Dwight D. Eisenhower's birthday
Military man and U.S. President Dwight David “Ike” Eisenhower was born on October 14th, 1890, in Denison, Texas. Ike, as was his childhood nickname, was raised in Abilene, Kansas, the third of seven sons. He attended Abilene High School, where he excelled in sports, and graduated in 1909. Unable to attend university like he wanted, Dwight ended up enrolling in the Naval Academy at the behest of a friend. However, being over the age limit, Dwight instead went to the U.S. Military Academy in West Point. He graduated from the Academy in 1915 and was stationed in Texas as a second lieutenant; during this time he met Mamie Geneva Doud, whom he married in 1916 and remained together until his death in 1969.
At the beginning of his Army career, Eisenhower served in logistics and then the infantry across various camps in Texas and Georgia. In 1918, when the U.S. entered World War I, he was appointed to Camp Meade, in Maryland, with the 65th Engineers. Dwight later received orders to go to France, but ended up in the tank training center, where he was promoted to captain and eventually received the Distinguished Service Medal, although he never saw active combat. Following the war, Eisenhower was assigned to the Panama Canal Zone from 1922 to 1924 and afterwards attended the Army’s Command and General Staff School at Fort Leavenworth, Kansas, graduating first of his class in 1926. Then he was finally allowed to serve in France, but had to return once World War II broke out.
After the United States entered WWII, Army Chief of Staff Gen. George C. Marshall appointed Eisenhower as army war plans division. In 1941, Dwight was promoted from the rank of colonel to brigadier general. A year later he was made major general and head of operations division of the War Department. In this role, he oversaw the Allied Forces invasions of North Africa in 1942 before commanding the invasions of France (D-Day) and Germany. After the end of the war, he served as Army Chief of Staff (from 1945 to 1948), as president of Columbia University (between 1948 and 1953) and as the first Supreme Commander of NATO in 1951.

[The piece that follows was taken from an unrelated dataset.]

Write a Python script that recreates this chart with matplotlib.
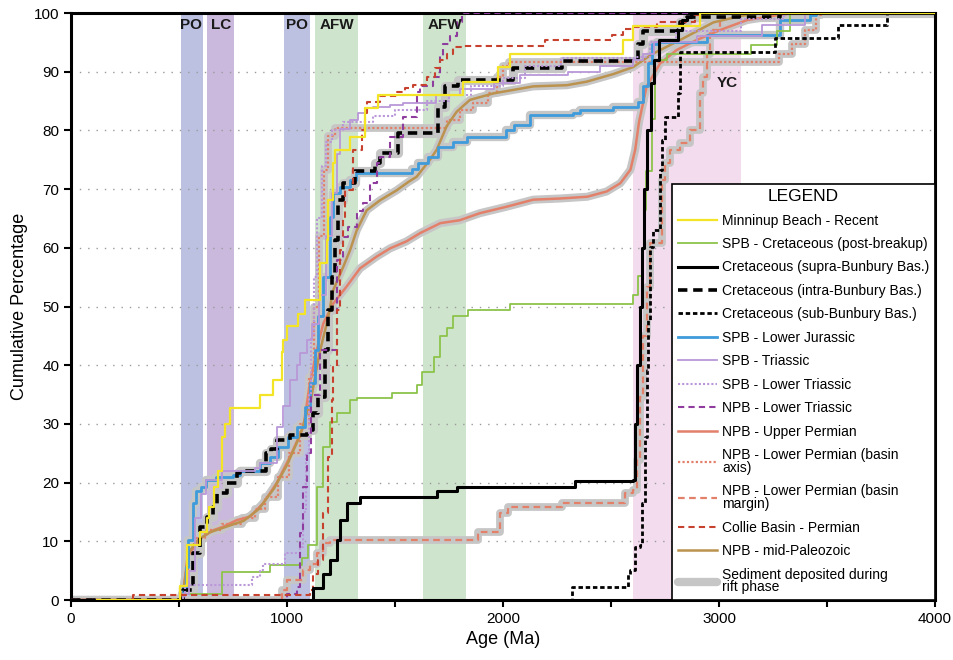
import matplotlib
matplotlib.use("Agg")
import matplotlib.pyplot as plt
from matplotlib.lines import Line2D

plt.rcParams['font.family'] = ['Liberation Sans', 'DejaVu Sans']

# shaded age bands (Ma)
band_names = ["PO", "LC", "PO", "AFW", "AFW", "YC"]
band_start = [510, 630, 985, 1130, 1630, 2600]
band_end = [610, 755, 1105, 1330, 1830, 3100]
band_colors = ["#bcc1e2", "#cbb9dd", "#bcc1e2", "#cfe4cc", "#cfe4cc", "#f2dcee"]
band_label_x = [557, 693, 1045, 1230, 1730, 3040]
band_label_y = [98, 98, 98, 98, 98, 88]

# cumulative curves: age (Ma), cumulative percentage
minninup_age = [120, 505, 537, 597, 628, 640, 664, 681, 698, 713, 736, 875, 937, 975, 983, 999,
                1052, 1083, 1153, 1184, 1191, 1214, 1222, 1292, 1361, 1423, 1816, 1978, 2032,
                2557, 2603, 2912, 4000]
minninup_pct = [0, 2.4, 9.4, 11.6, 14, 15.9, 19.3, 22, 27.8, 30, 32.7, 34.9, 37.5, 42.3, 44.3, 46.6,
                48.8, 51.1, 57.4, 61.3, 68.1, 74.4, 76.7, 78.9, 83.8, 86, 88.3, 90.8, 93.1,
                95.4, 97.8, 100, 100]

spb_cret_age = [0, 520, 698, 921, 1068, 1099, 1138, 1168, 1199, 1230, 1292, 1323, 1485, 1600,
                1624, 1680, 1708, 1740, 1770, 1840, 2032, 2604, 2625, 2644, 2652, 2660, 2689,
                2704, 2760, 3150, 3270, 3330, 4000]
spb_cret_pct = [0, 1.1, 4.8, 6.0, 7.1, 9.4, 19.3, 26.1, 30.4, 31.8, 34.1, 34.4, 35.3, 36.6,
                38.9, 41.4, 44.9, 46.3, 48.3, 49.4, 50.5, 52, 55.2, 59.9, 66.4, 73, 82,
                92, 93, 94.5, 97, 100, 100]

supra_age = [0, 1099, 1122, 1168, 1199, 1230, 1245, 1276, 1340, 1693, 1786, 2333, 2603, 2612,
             2622, 2632, 2642, 2652, 2666, 2684, 2700, 2720, 2810, 2830, 2850, 2870, 4000]
supra_pct = [0, 0, 2, 4.5, 6.8, 10.2, 13.6, 16.5, 17.6, 18.5, 19.3, 20.3, 20.4, 30,
             40, 50, 60, 70, 80, 88, 92, 95.4, 97.1, 98.8, 99.4, 100, 100]

intra_age = [0, 520, 565, 597, 628, 659, 675, 721, 767, 783, 905, 928, 952, 1013, 1091, 1122,
             1145, 1176, 1191, 1207, 1222, 1238, 1261, 1315, 1407, 1431, 1515, 1701, 1732,
             1793, 2048, 2272, 2627, 2650, 2808, 2820, 2851, 3283, 4000]
intra_pct = [0, 1.7, 8, 12.5, 14.2, 15.9, 18.2, 19.9, 21.6, 21.9, 25, 25.8, 27.3, 28.1, 29, 31.8,
             34.6, 42.6, 49.4, 55.1, 61.3, 68.1, 71, 73, 74.4, 76.1, 79.5, 84, 87.5,
             88.6, 90.6, 91.8, 94.8, 96.9, 97.1, 98.4, 99.4, 100, 100]

sub_age = [0, 2318, 2580, 2588, 2611, 2634, 2642, 2658, 2665, 2673, 2681, 2696, 2727, 2735,
           2750, 2812, 2820, 3259, 3550, 3776, 4000]
sub_pct = [0, 2.3, 4.5, 5.1, 9.1, 9.4, 16.5, 27.8, 39.2, 47.7, 60.2, 63, 73.3, 78.4,
           82.3, 86.3, 93.4, 95.7, 98, 100, 100]

jurassic_age = [0, 520, 533, 541, 565, 581, 604, 627, 673, 750, 782, 875, 921, 960, 1006, 1045,
                1083, 1106, 1129, 1145, 1168, 1199, 1214, 1245, 1290, 1320, 1577, 1608, 1654,
                1700, 1770, 1832, 2016, 2049, 2126, 2325, 2357, 2511, 2627, 2650, 2673, 2689,
                2712, 2943, 3283, 3422, 3450, 4000]
jurassic_pct = [0, 2, 5.7, 10.2, 16.5, 18.5, 19.3, 20.4, 21, 21.3, 21.9, 23.3, 24.4, 26.1, 27.8, 29.5,
                32.9, 36.9, 42.6, 48.3, 55.1, 65.3, 69.3, 70.4, 71.6, 72.7, 73.5, 74.4, 75.5,
                77.2, 78.1, 78.9, 80.1, 80.9, 82.6, 82.9, 83.5, 84, 84.9, 87.5, 91.4, 94.8,
                95.1, 96.3, 98.8, 99.7, 100, 100]

triassic_age = [0, 520, 545, 575, 600, 627, 700, 850, 875, 952, 983, 1014, 1045, 1060, 1091, 1117,
                1150, 1180, 1207, 1230, 1245, 1290, 1330, 1361, 1400, 1477, 1538, 1690, 1800,
                1960, 2079, 2300, 2450, 2600, 2650, 2700, 2900, 3200, 3400, 4000]
triassic_pct = [0, 1, 5, 14, 18, 20.4, 22, 22.5, 23.3, 29.5, 33, 37.5, 40, 42, 44.3, 47.1,
                52, 62, 69.3, 76, 80.3, 81.8, 82.9, 83.8, 84, 84.3, 84.6, 86, 87,
                88, 89.4, 90, 91, 92, 93, 95, 96, 98, 100, 100]

low_tri_age = [0, 528, 837, 875, 890, 990, 1060, 1075, 1090, 1100, 1110, 1125, 1140, 1160, 1180,
               1210, 1260, 1400, 1500, 1650, 1750, 1850, 2000, 2100, 2270, 2610, 2680, 2800,
               3100, 3300, 4000]
low_tri_pct = [0, 2.5, 4, 5.1, 6.2, 8, 9.1, 15, 25, 35, 45, 55, 65, 74, 78,
               80, 81.5, 82.5, 83.5, 85, 86, 87.5, 89, 91, 92.3, 92.5, 95, 97,
               99, 100, 100]

npb_tri_age = [0, 999, 1045, 1060, 1075, 1091, 1110, 1153, 1230, 1261, 1284, 1323, 1353, 1384,
               1415, 1431, 1477, 1538, 1600, 1616, 1677, 1708, 1724, 1755, 1786, 1809, 4000]
npb_tri_pct = [0, 1.1, 2.3, 11.4, 19.3, 25, 35, 42.6, 57.9, 61.9, 63.6, 66.2, 67.6, 71,
               74.4, 75.5, 78.9, 82.3, 86.6, 87.5, 89.1, 92.6, 94.8, 96, 98.4, 100, 100]

up_perm_age = [0, 505, 520, 540, 570, 600, 660, 705, 767, 829, 890, 952, 1014, 1076, 1106, 1138, 1168,
               1214, 1276, 1338, 1415, 1477, 1553, 1616, 1710, 1800, 1893, 2017, 2140, 2265,
               2390, 2480, 2543, 2590, 2612, 2630, 2665, 2727, 2804, 2897, 3005, 3130, 3283,
               3350, 4000]
up_perm_pct = [0, 0, 1.5, 7.4, 9.1, 10.5, 11.9, 12.5, 13.6, 14.2, 16.5, 19.9, 24.4, 29.5, 36.9, 42.6, 47.1,
               50.5, 53.4, 56.5, 58.5, 59.9, 61.1, 62.5, 64.2, 64.7, 65.9, 67, 68.2, 68.4,
               68.7, 69.6, 71, 73.3, 76.7, 81.5, 87.5, 91.4, 93.7, 95.4, 97.1, 98.8, 99.7,
               100, 100]

axis_age = [0, 520, 540, 570, 620, 700, 790, 850, 900, 960, 1010, 1060, 1100, 1125, 1150, 1170,
            1190, 1220, 1677, 1740, 1800, 1860, 1930, 1970, 2000, 2030, 3244, 3280, 3340,
            3400, 3450, 3470, 4000]
axis_pct = [0, 2, 8, 10.5, 12, 13, 14, 15.5, 17.5, 21, 25, 30, 38, 50, 62, 73.3,
            79, 80.4, 80.4, 81.8, 83.5, 84.6, 86.3, 89.1, 91, 91.6, 91.6, 93.1, 94.8,
            97.1, 99.7, 100, 100]

margin_age = [0, 975, 999, 1076, 1106, 1138, 1168, 1200, 1878, 1885, 1986, 2024, 2273, 2565,
              2603, 2619, 2634, 2650, 2665, 2681, 2735, 2750, 2773, 2820, 2866, 2912, 2928,
              2943, 2959, 3005, 4000]
margin_pct = [0, 1.7, 3.4, 5.1, 6.2, 8, 9.7, 10.2, 10.2, 11.6, 14.8, 15.9, 16.6, 18.2,
              18.7, 23.9, 34.6, 44.9, 53.4, 60.8, 71.6, 74.4, 76.7, 77.8, 80.1, 86.3, 89.1,
              93.1, 97.1, 100, 100]

collie_age = [0, 287, 1106, 1122, 1145, 1168, 1191, 1207, 1214, 1230, 1245, 1261, 1268, 1307,
              1346, 1361, 1369, 1431, 1508, 1546, 1585, 1647, 1685, 1708, 1739, 1770, 1809,
              2195, 2503, 2557, 2603, 2712, 2889, 2912, 4000]
collie_pct = [0, 0.9, 1.7, 4.5, 6.8, 14.8, 24.4, 34.1, 39.7, 49.4, 59.6, 65.3, 69.8, 76.7,
              80.1, 82.9, 84.9, 85.8, 86.6, 87.2, 87.7, 89.1, 90.6, 92, 93.1, 94.2, 94.4,
              95.4, 96.3, 97.2, 97.6, 98.4, 99.7, 100, 100]

midpal_age = [0, 505, 520, 545, 580, 640, 720, 800, 870, 940, 1000, 1060, 1110, 1150, 1190, 1214, 1261,
              1292, 1323, 1369, 1431, 1508, 1561, 1600, 1662, 1693, 1739, 1786, 1847, 1955,
              2140, 2295, 2387, 2511, 2603, 2650, 2696, 2820, 2974, 3100, 3200, 4000]
midpal_pct = [0, 0, 1.5, 8, 10, 11.5, 12.5, 13.5, 15.5, 19, 23, 28, 34, 42, 48, 52.8, 56.8,
              59.6, 63, 66.4, 68.1, 69.8, 71.2, 72.1, 75, 76.7, 80.7, 83.2, 85.2, 86.3,
              87.5, 87.7, 88.3, 89.6, 90.8, 92, 93.1, 95.4, 98.4, 99.5, 100, 100]

legend_labels = [
    "Minninup Beach - Recent",
    "SPB - Cretaceous (post-breakup)",
    "Cretaceous (supra-Bunbury Bas.)",
    "Cretaceous (intra-Bunbury Bas.)",
    "Cretaceous (sub-Bunbury Bas.)",
    "SPB - Lower Jurassic",
    "SPB - Triassic",
    "SPB - Lower Triassic",
    "NPB - Lower Triassic",
    "NPB - Upper Permian",
    "NPB - Lower Permian (basin\naxis)",
    "NPB - Lower Permian (basin\nmargin)",
    "Collie Basin - Permian",
    "NPB - mid-Paleozoic",
    "Sediment deposited during\nrift phase",
]

YELLOW = "#f3e525"
GREEN = "#8cc34a"
BLACK = "#000000"
BLUE = "#3f9bdb"
LILAC = "#b997d8"
PURPLE = "#8e3c9e"
SALMON = "#e3806a"
RED = "#c7412f"
BROWN = "#bb924e"
HALO = "#c6c6c6"

# (ages, pcts, color, linewidth, linestyle, rift halo, label index, step)
series = [
    (margin_age, margin_pct, SALMON, 1.6, (0, (3, 2)), True, 11, True),
    (axis_age, axis_pct, SALMON, 1.6, (0, (1, 1)), True, 10, True),
    (up_perm_age, up_perm_pct, SALMON, 1.8, "-", True, 9, False),
    (midpal_age, midpal_pct, BROWN, 1.8, "-", True, 13, False),
    (jurassic_age, jurassic_pct, BLUE, 2.0, "-", True, 5, True),
    (intra_age, intra_pct, BLACK, 2.6, (0, (2.6, 1.6)), True, 3, True),
    (spb_cret_age, spb_cret_pct, GREEN, 1.3, "-", False, 1, True),
    (triassic_age, triassic_pct, LILAC, 1.3, "-", False, 6, True),
    (low_tri_age, low_tri_pct, LILAC, 1.5, (0, (1, 1)), False, 7, True),
    (npb_tri_age, npb_tri_pct, PURPLE, 1.5, (0, (3, 2)), False, 8, True),
    (collie_age, collie_pct, RED, 1.5, (0, (3, 2)), False, 12, True),
    (sub_age, sub_pct, BLACK, 2.0, (0, (1.6, 1)), False, 4, True),
    (supra_age, supra_pct, BLACK, 2.2, "-", False, 2, True),
    (minninup_age, minninup_pct, YELLOW, 1.6, "-", False, 0, True),
]

fig = plt.figure(figsize=(9.54, 6.6), dpi=100)
ax = fig.add_axes([0.0744, 0.0909, 0.9057, 0.8894])

for name, s, e, c, lx, ly in zip(band_names, band_start, band_end, band_colors,
                                 band_label_x, band_label_y):
    ax.axvspan(s, e, color=c, lw=0, zorder=0)
    ax.text(lx, ly, name, ha="center", va="center", fontsize=11,
            fontweight="bold", color="#1a1a1a", zorder=6)

for yv in range(10, 100, 10):
    ax.axhline(yv, color="#9a9a9a", lw=1.0, ls=(0, (1, 5)), zorder=1)

handles = [None] * len(legend_labels)
for ages, pcts, col, lw, ls, halo, idx, step in series:
    ds = "steps-post" if step else "default"
    if halo:
        ax.plot(ages, pcts, color=HALO, lw=lw + 4, drawstyle=ds,
                solid_capstyle="round", solid_joinstyle="round", zorder=2)
    ax.plot(ages, pcts, color=col, lw=lw, ls=ls, drawstyle=ds, zorder=3)
    handles[idx] = Line2D([], [], color=col, lw=lw, ls=ls)
handles[14] = Line2D([], [], color=HALO, lw=6, solid_capstyle="round")

ax.set_xlim(0, 4000)
ax.set_ylim(0, 100)
ax.set_xticks(range(0, 4001, 500))
ax.set_xticklabels([str(v) if v % 1000 == 0 else "" for v in range(0, 4001, 500)])
ax.set_yticks(range(0, 101, 10))
ax.tick_params(axis="both", labelsize=11, width=1.5, length=5, direction="out")
for sp in ax.spines.values():
    sp.set_linewidth(2.2)

ax.set_xlabel("Age (Ma)", fontsize=13)
ax.set_ylabel("Cumulative Percentage", fontsize=13)

leg = ax.legend(handles, legend_labels, loc="lower right", bbox_to_anchor=(1, 0),
                borderaxespad=0, fontsize=10, title="LEGEND", title_fontsize=12.5,
                handlelength=2.8, handletextpad=0.4, labelspacing=0.68,
                fancybox=False, framealpha=1, edgecolor="black")
for t in leg.get_texts():
    t.set_linespacing(0.9)
leg.get_frame().set_linewidth(1.2)
leg.set_zorder(10)

fig.savefig("out.png", dpi=100)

In 1952, encouraged by fellow Republican partisans, Eisenhower ran for the U.S. Presidency under the slogan “I like Ike.” He easily won the election by a landslide and became the 34th President, with Richard Nixon in the vice presidency. Having taken office amid the Korean War, ending it was one of main concerns while president, as well as stopping the spread of communism and reducing budget deficits and nuclear warfare. Eisenhower ran for a second term in 1956, once more winning amply. This second term was marked by the end of racial segregation, the Space Race, the cuban missile crisis, and tensions with the Soviet Union. Although not all of his policies had always been well received, Eisenhower still remained a popular president when he left the White House in 1961.
Even though he still participated in political events from time to time, Dwight spent the majority of his retirement and final years on a farm in Gettysburg, Pennsylvania, where he wrote his memoirs. He published Mandate for Change (1963,) Waging Peace (1965,) and At Ease: Stories I Tell to Friends (1967.) On March 28th, 1969, Eisenhower passed away due to congestive heart failure in Washington D.C., at the age of 78.